Transitive Reduction - Computational Complexity

Computational Complexity

As Aho et al. show, when the time complexity of graph algorithms is measured only as a function of the number n of vertices in the graph, and not as a function of the number of edges, transitive closure and transitive reduction have the same complexity. It had already been shown that transitive closure and multiplication of Boolean matrices of size n × n had the same complexity as each other, so this result put transitive reduction into the same class. The fastest known algorithms for matrix multiplication, as of 2013, take time O(n2.3727), and this same time bound applies to transitive reduction as well.
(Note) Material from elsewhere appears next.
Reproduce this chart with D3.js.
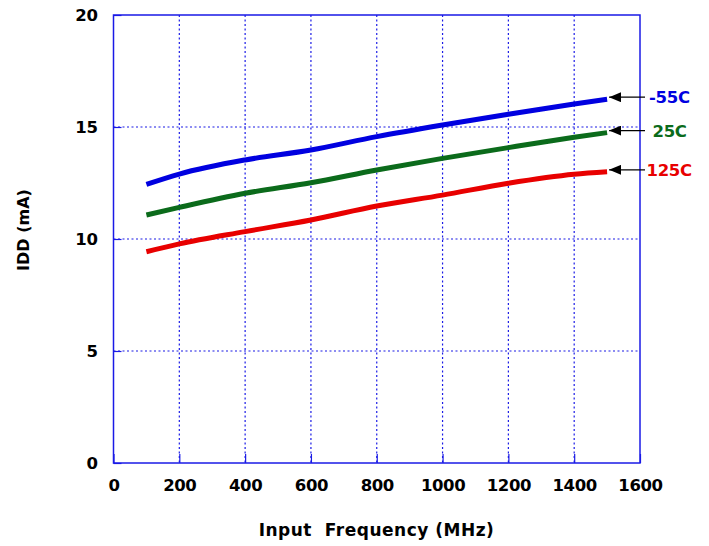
<!DOCTYPE html>
<html>
<head>
<meta charset="utf-8">
<script src="https://d3js.org/d3.v7.min.js"></script>
<style>
	body { margin: 0; background: #fff; }
	svg text { font-family: "DejaVu Sans", Verdana, sans-serif; font-weight: bold; }
</style>
</head>
<body>
<div id="chart"></div>
<script>
// frequency points (MHz)
let freq = [100, 200, 400, 600, 800, 1000, 1200, 1400, 1500];
// IDD (mA)
let idd_m55 = [12.44, 12.9, 13.53, 13.97, 14.57, 15.09, 15.57, 16.03, 16.24];
let idd_25 = [11.07, 11.41, 12.04, 12.51, 13.08, 13.6, 14.08, 14.54, 14.75];
let idd_125 = [9.43, 9.78, 10.33, 10.85, 11.47, 11.96, 12.49, 12.89, 13.0];
let seriesNames = ["-55C", "25C", "125C"];
let xTicks = [0, 200, 400, 600, 800, 1000, 1200, 1400, 1600];
let yTicks = [0, 5, 10, 15, 20];

let panel = {
	width: 709,
	height: 546
};
let plot = { left: 113.5, right: 640, top: 15, bottom: 463 };
let colors = ["#0000e0", "#0b6b1b", "#e80000"];

let series = [idd_m55, idd_25, idd_125].map((vals, i) => {
	return {
		name: seriesNames[i],
		color: colors[i],
		points: vals.map((v, j) => { return { f: freq[j], v: v }; })
	};
});

let x = d3.scaleLinear().domain([0, 1600]).range([plot.left, plot.right]);
let y = d3.scaleLinear().domain([0, 20]).range([plot.bottom, plot.top]);

let svg = d3.select("#chart")
	.append("svg")
	.attr("width", panel.width)
	.attr("height", panel.height);

// dotted grid
svg.append("g")
	.selectAll("line")
	.data(xTicks.slice(1, -1))
	.enter().append("line")
	.attr("x1", (d) => { return x(d); })
	.attr("x2", (d) => { return x(d); })
	.attr("y1", plot.top)
	.attr("y2", plot.bottom)
	.attr("stroke", "#1a1ae6")
	.attr("stroke-width", 1.2)
	.attr("stroke-dasharray", "2,2.5");
svg.append("g")
	.selectAll("line")
	.data(yTicks.slice(1, -1))
	.enter().append("line")
	.attr("x1", plot.left)
	.attr("x2", plot.right)
	.attr("y1", (d) => { return y(d); })
	.attr("y2", (d) => { return y(d); })
	.attr("stroke", "#1a1ae6")
	.attr("stroke-width", 1.2)
	.attr("stroke-dasharray", "2,2.5");

// axes with inside ticks
let xAxis = svg.append("g")
	.attr("transform", "translate(0," + plot.bottom + ")")
	.call(d3.axisBottom(x).tickValues(xTicks).tickFormat(d3.format("d"))
		.tickSizeInner(-9).tickSizeOuter(0).tickPadding(16));
let yAxis = svg.append("g")
	.attr("transform", "translate(" + plot.left + ",0)")
	.call(d3.axisLeft(y).tickValues(yTicks).tickFormat(d3.format("d"))
		.tickSizeInner(-8).tickSizeOuter(0).tickPadding(16));
[xAxis, yAxis].forEach(a => {
	a.select(".domain").remove();
	a.selectAll("line").attr("stroke", "#1a1ae6").attr("stroke-width", 1.2);
	a.selectAll("text")
		.attr("fill", "#000")
		.style("font-size", "16.5px")
		.style("letter-spacing", "-0.4px")
		.style("font-family", "'DejaVu Sans', sans-serif")
		.style("font-weight", "bold");
});

// frame
svg.append("rect")
	.attr("x", plot.left)
	.attr("y", plot.top)
	.attr("width", plot.right - plot.left)
	.attr("height", plot.bottom - plot.top)
	.attr("fill", "none")
	.attr("stroke", "#1a1ae6")
	.attr("stroke-width", 1.5);

// curves
let line = d3.line()
	.x((d) => { return x(d.f); })
	.y((d) => { return y(d.v); })
	.curve(d3.curveMonotoneX);
svg.append("g")
	.selectAll("path")
	.data(series)
	.enter().append("path")
	.attr("d", (d) => { return line(d.points); })
	.attr("fill", "none")
	.attr("stroke", (d) => { return d.color; })
	.attr("stroke-width", 5);

// arrow labels
svg.append("defs").append("marker")
	.attr("id", "head")
	.attr("viewBox", "0 0 12 10")
	.attr("refX", 12)
	.attr("refY", 5)
	.attr("markerWidth", 12)
	.attr("markerHeight", 10)
	.attr("markerUnits", "userSpaceOnUse")
	.attr("orient", "auto")
	.append("path")
	.attr("d", "M0,0L12,5L0,10Z")
	.attr("fill", "#000");

let labels = svg.append("g")
	.selectAll("g")
	.data(series)
	.enter().append("g");
labels.append("line")
	.attr("x1", 645)
	.attr("x2", x(1500) + 2)
	.attr("y1", (d) => { return y(d.points[d.points.length - 1].v) - 2; })
	.attr("y2", (d) => { return y(d.points[d.points.length - 1].v) - 2; })
	.attr("stroke", "#000")
	.attr("stroke-width", 1.2)
	.attr("marker-end", "url(#head)");
labels.append("text")
	.attr("x", (d, i) => { return [649, 652.5, 646.5][i]; })
	.attr("y", (d) => { return y(d.points[d.points.length - 1].v) - 2; })
	.attr("dy", "0.36em")
	.attr("fill", (d) => { return d.color; })
	.style("font-size", "16.5px")
	.style("letter-spacing", "-0.3px")
	.text((d) => { return d.name; });

// axis titles
svg.append("text")
	.attr("x", 376.5)
	.attr("y", 530)
	.attr("dy", "0.36em")
	.attr("text-anchor", "middle")
	.style("font-size", "17px")
	.style("letter-spacing", "0.5px")
	.style("white-space", "pre")
	.text("Input  Frequency (MHz)");
svg.append("text")
	.attr("transform", "translate(23,230) rotate(-90)")
	.attr("dy", "0.36em")
	.attr("text-anchor", "middle")
	.style("font-size", "16px")
	.text("IDD (mA)");
</script>
</body>
</html>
To prove that transitive reduction is as hard as transitive closure, Aho et al. construct from a given directed acyclic graph G another graph H, in which each vertex of G is replaced by a path of three vertices, and each edge of G corresponds to an edge in H connecting the corresponding middle vertices of these paths. In addition, in the graph H, Aho et al. add an edge from every path start to every path end. In the transitive reduction of H, there is an edge from the path start for u to the path end for v, if and only if edge uv does not belong to the transitive closure of G. Therefore, if the transitive reduction of H can be computed efficiently, the transitive closure of G can be read off directly from it.

To prove that transitive reduction is as easy as transitive closure, Aho et al. rely on the already-known equivalence with Boolean matrix multiplication. They let A be the adjacency matrix of the given graph, and B be the adjacency matrix of its transitive closure (computed using any standard transitive closure algorithm). Then an edge uv belongs to the transitive reduction if and only if there is a nonzero entry in row u and column v of matrix A, and there is not a nonzero entry in the same position of the matrix product AB. In this construction, the nonzero elements of the matrix AB represent pairs of vertices connected by paths of length two or more.

When measured both in terms of the number n of vertices and the number m of edges in a directed acyclic graph, transitive reductions can also be found in time O(nm), a bound that may be faster than the matrix multiplication methods for sparse graphs. To do so, collect edges (u,v) such that the longest-path distance from u to v is one, calculating those distances by linear-time search from each possible starting vertex, u. This O(nm) time bound matches the complexity of constructing transitive closures by using depth first search or breadth first search to find the vertices reachable from every choice of starting vertex, so again with these assumptions transitive closures and transitive reductions can be found in the same amount of time.